## Challenge
Give the lines of the material verbatim, from the first line to the line with "import numpy as np", including both.

## Material shown
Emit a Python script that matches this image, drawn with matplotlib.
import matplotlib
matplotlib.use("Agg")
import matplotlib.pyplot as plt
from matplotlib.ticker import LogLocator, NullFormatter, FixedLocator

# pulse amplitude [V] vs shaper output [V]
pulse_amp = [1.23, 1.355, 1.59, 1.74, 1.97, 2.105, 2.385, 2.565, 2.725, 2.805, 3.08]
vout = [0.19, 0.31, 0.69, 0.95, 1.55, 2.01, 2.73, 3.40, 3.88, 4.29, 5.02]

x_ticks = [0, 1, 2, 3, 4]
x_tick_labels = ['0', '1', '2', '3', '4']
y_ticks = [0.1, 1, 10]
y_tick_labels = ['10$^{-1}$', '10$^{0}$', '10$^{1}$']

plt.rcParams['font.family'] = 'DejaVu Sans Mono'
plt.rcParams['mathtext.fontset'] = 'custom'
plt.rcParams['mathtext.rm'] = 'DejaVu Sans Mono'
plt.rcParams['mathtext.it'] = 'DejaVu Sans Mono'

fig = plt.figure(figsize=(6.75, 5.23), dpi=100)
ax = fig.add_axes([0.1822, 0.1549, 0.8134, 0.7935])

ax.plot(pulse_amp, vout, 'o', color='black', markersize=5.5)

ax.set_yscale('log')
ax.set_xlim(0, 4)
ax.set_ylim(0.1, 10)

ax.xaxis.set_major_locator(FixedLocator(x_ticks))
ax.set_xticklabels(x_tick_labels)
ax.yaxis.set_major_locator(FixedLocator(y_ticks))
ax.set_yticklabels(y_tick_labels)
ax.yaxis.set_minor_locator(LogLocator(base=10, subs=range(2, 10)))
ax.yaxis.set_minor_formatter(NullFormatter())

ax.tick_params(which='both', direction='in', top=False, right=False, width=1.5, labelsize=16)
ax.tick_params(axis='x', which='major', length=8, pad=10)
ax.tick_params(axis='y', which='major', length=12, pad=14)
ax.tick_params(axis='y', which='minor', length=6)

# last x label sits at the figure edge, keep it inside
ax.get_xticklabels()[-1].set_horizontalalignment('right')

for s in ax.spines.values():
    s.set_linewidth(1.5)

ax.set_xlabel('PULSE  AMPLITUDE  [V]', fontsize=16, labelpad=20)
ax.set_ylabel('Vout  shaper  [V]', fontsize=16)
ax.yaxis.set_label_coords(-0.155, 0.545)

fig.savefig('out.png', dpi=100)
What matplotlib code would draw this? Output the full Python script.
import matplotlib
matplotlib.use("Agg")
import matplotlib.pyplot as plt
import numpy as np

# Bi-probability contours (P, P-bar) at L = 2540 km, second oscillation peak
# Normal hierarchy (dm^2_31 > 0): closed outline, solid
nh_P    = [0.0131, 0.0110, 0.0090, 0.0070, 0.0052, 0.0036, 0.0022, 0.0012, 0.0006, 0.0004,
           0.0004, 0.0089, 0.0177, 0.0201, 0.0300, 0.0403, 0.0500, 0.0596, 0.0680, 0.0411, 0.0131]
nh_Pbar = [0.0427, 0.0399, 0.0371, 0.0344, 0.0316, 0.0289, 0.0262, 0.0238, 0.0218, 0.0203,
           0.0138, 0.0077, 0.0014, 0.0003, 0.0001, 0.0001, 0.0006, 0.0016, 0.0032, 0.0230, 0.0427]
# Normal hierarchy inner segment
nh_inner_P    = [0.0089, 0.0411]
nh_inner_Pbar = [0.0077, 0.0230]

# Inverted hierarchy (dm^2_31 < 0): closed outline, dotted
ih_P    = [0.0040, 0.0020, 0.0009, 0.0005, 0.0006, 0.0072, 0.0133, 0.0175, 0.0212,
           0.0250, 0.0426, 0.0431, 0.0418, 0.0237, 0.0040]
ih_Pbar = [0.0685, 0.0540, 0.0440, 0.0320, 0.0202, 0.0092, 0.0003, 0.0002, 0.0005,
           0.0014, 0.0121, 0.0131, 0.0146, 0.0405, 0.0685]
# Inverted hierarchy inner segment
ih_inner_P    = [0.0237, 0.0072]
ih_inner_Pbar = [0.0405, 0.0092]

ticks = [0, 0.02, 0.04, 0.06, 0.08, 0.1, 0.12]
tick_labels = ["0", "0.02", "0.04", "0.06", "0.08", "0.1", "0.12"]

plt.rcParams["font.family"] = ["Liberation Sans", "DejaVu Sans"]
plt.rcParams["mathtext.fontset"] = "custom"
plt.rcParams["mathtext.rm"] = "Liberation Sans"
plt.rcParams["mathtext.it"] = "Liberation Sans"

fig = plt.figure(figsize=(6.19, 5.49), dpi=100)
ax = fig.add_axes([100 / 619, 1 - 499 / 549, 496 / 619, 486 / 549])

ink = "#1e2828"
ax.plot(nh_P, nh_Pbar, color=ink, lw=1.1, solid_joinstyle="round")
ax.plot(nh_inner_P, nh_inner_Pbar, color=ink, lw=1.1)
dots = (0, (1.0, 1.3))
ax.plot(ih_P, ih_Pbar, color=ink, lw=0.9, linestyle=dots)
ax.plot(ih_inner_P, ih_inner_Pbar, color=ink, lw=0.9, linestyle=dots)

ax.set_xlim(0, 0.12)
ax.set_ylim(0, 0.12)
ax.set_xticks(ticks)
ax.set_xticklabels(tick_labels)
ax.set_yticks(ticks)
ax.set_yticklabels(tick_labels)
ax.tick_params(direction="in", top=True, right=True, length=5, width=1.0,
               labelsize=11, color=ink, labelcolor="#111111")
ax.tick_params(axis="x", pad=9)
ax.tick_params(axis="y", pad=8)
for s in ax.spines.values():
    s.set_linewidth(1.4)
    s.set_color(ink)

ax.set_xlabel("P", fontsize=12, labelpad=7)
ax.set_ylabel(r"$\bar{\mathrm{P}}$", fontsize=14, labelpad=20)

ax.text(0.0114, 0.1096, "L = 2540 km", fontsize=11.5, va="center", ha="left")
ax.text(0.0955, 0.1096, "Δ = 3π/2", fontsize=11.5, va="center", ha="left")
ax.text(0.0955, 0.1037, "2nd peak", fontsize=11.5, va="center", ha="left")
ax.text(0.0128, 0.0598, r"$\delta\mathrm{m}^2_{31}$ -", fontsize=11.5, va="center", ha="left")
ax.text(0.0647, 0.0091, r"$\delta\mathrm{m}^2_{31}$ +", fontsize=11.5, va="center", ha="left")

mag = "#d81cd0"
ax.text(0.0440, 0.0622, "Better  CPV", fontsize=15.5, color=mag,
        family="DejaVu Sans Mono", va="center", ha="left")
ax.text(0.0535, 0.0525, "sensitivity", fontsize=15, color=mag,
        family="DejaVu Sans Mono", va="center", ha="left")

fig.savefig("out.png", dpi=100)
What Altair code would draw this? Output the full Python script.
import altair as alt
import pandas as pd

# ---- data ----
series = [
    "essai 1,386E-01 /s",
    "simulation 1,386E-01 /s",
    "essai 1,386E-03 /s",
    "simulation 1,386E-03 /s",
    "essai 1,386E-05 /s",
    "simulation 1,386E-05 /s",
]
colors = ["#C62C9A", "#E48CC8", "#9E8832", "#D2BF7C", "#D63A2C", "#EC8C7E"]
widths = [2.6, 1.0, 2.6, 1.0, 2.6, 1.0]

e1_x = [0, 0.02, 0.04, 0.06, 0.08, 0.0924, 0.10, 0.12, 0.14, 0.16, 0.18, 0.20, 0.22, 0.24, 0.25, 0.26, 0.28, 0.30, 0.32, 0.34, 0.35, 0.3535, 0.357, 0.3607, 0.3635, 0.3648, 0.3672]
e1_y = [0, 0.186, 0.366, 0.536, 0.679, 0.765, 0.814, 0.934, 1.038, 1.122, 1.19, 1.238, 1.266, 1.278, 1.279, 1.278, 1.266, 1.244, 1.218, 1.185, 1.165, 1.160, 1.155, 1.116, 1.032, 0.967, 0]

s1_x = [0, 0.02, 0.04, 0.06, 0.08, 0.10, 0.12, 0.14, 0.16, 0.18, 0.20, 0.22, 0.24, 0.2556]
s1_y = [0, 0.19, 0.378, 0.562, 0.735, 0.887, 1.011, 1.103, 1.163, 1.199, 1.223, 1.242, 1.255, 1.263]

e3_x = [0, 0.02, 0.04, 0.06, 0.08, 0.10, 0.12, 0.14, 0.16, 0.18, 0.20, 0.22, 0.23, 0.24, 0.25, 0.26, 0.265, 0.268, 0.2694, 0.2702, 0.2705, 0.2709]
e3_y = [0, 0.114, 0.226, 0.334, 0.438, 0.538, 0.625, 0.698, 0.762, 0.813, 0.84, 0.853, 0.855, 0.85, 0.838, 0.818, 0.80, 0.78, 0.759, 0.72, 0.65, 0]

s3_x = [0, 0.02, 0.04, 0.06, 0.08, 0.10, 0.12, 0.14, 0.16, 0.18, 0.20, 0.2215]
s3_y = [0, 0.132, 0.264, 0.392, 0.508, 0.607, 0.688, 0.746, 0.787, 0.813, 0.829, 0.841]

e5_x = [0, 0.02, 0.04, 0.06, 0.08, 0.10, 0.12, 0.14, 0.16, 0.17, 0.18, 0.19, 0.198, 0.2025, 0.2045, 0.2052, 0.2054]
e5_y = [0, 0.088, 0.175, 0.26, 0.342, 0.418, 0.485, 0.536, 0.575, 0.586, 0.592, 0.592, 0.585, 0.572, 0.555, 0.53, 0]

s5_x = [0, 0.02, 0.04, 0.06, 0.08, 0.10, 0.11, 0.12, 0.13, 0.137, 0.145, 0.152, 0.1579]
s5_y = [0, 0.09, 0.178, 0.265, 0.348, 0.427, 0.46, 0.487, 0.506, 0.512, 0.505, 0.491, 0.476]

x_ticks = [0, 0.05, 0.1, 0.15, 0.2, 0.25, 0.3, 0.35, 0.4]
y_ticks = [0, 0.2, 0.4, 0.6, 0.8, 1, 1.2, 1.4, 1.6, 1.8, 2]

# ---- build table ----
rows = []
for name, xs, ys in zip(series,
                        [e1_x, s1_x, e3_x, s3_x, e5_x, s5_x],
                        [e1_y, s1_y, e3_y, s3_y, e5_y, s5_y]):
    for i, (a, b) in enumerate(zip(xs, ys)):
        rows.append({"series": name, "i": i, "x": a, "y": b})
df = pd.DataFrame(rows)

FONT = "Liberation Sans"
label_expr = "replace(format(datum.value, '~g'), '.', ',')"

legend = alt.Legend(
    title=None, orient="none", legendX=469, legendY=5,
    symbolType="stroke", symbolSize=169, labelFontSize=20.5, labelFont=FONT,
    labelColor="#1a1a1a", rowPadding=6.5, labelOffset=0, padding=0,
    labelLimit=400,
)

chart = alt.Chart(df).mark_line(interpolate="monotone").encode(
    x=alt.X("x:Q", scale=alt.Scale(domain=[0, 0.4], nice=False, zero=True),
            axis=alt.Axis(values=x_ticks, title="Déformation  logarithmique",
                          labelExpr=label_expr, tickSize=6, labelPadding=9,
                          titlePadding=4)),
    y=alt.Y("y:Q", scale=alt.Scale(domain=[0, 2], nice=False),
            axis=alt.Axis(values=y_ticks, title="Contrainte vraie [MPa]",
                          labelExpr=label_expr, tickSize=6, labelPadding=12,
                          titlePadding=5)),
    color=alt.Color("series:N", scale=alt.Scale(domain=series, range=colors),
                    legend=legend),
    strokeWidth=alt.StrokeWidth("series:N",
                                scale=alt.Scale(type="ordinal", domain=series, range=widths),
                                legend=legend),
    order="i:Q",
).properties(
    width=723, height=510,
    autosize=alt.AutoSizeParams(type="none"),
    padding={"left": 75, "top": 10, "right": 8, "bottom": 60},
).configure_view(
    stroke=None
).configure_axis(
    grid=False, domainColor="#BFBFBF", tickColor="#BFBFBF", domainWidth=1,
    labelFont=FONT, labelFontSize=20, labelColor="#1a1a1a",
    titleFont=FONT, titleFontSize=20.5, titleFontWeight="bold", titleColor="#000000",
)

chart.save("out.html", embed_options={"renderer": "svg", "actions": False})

## Written response
Emit a Python script that matches this image, drawn with matplotlib.
import matplotlib
matplotlib.use("Agg")
import matplotlib.pyplot as plt
from matplotlib.ticker import LogLocator, NullFormatter, FixedLocator

# pulse amplitude [V] vs shaper output [V]
pulse_amp = [1.23, 1.355, 1.59, 1.74, 1.97, 2.105, 2.385, 2.565, 2.725, 2.805, 3.08]
vout = [0.19, 0.31, 0.69, 0.95, 1.55, 2.01, 2.73, 3.40, 3.88, 4.29, 5.02]

x_ticks = [0, 1, 2, 3, 4]
x_tick_labels = ['0', '1', '2', '3', '4']
y_ticks = [0.1, 1, 10]
y_tick_labels = ['10$^{-1}$', '10$^{0}$', '10$^{1}$']

plt.rcParams['font.family'] = 'DejaVu Sans Mono'
plt.rcParams['mathtext.fontset'] = 'custom'
plt.rcParams['mathtext.rm'] = 'DejaVu Sans Mono'
plt.rcParams['mathtext.it'] = 'DejaVu Sans Mono'

fig = plt.figure(figsize=(6.75, 5.23), dpi=100)
ax = fig.add_axes([0.1822, 0.1549, 0.8134, 0.7935])

ax.plot(pulse_amp, vout, 'o', color='black', markersize=5.5)

ax.set_yscale('log')
ax.set_xlim(0, 4)
ax.set_ylim(0.1, 10)

ax.xaxis.set_major_locator(FixedLocator(x_ticks))
ax.set_xticklabels(x_tick_labels)
ax.yaxis.set_major_locator(FixedLocator(y_ticks))
ax.set_yticklabels(y_tick_labels)
ax.yaxis.set_minor_locator(LogLocator(base=10, subs=range(2, 10)))
ax.yaxis.set_minor_formatter(NullFormatter())

ax.tick_params(which='both', direction='in', top=False, right=False, width=1.5, labelsize=16)
ax.tick_params(axis='x', which='major', length=8, pad=10)
ax.tick_params(axis='y', which='major', length=12, pad=14)
ax.tick_params(axis='y', which='minor', length=6)

# last x label sits at the figure edge, keep it inside
ax.get_xticklabels()[-1].set_horizontalalignment('right')

for s in ax.spines.values():
    s.set_linewidth(1.5)

ax.set_xlabel('PULSE  AMPLITUDE  [V]', fontsize=16, labelpad=20)
ax.set_ylabel('Vout  shaper  [V]', fontsize=16)
ax.yaxis.set_label_coords(-0.155, 0.545)

fig.savefig('out.png', dpi=100)
What matplotlib code would draw this? Output the full Python script.
import matplotlib
matplotlib.use("Agg")
import matplotlib.pyplot as plt
import numpy as np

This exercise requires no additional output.